Virtualisation has been around since the mainframes of the 60s, where the activities of one program were separated from another. Later, IBM’s CP-40 introduced the notion of a hypervisor and the ability to run multiple OSes concurrently.
Virtualisation proper took off in earnest in the mid-2000s, when 64-bit processors appeared with explicit features for running guest OSes more efficiently. Being able to virtualise machines (in theory) made sysadmins’ lives much easier. Whole systems could be snapshotted, backed up and restored as easily as files. Critical updates could be tested in a virtual sandbox, which vastly reduced the possibility of things catching fire when they were rolled out to physical systems. Multiple VMs could exist on the same system, yet for all intents and purposes be isolated from one another, improving security and efficiency. Home users as well could enjoy the benefits of trying out this “Lye-nux” thing without risking ruination of their incumbent OS.

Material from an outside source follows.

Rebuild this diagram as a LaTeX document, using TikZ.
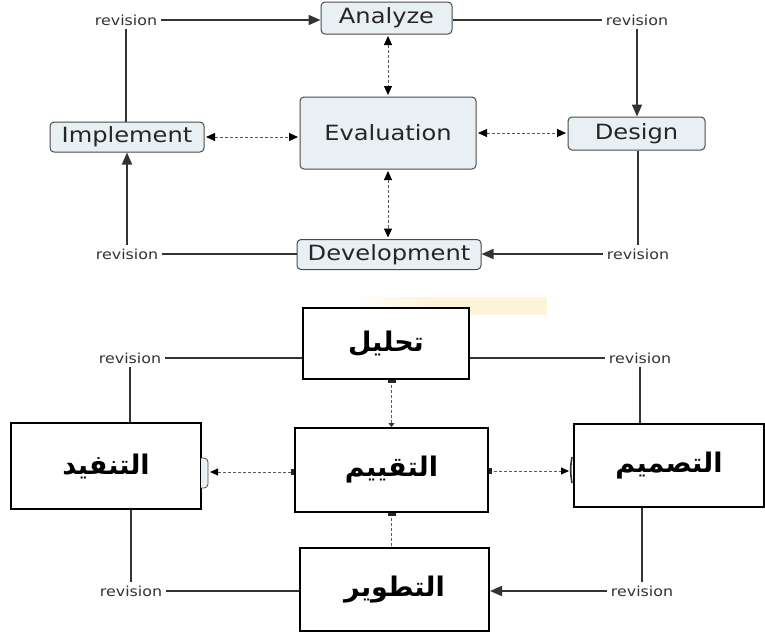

The hardware has evolved even more since, and you can now pass whole devices to virtual machines (VMs). This makes possible, among other things, running a Windows VM with its own fully accelerated, dedicated graphics card.
After VMs came containers, which rather than implementing a whole OS re-use the host’s kernel and contain just the bits needed to run a particular service or set of services. This enables them to ship with the libraries they require, obviating the problem of conflicting versions when software is installed on a different machine. This makes them more portable than VMs, and to some extent offers a similar level of isolation.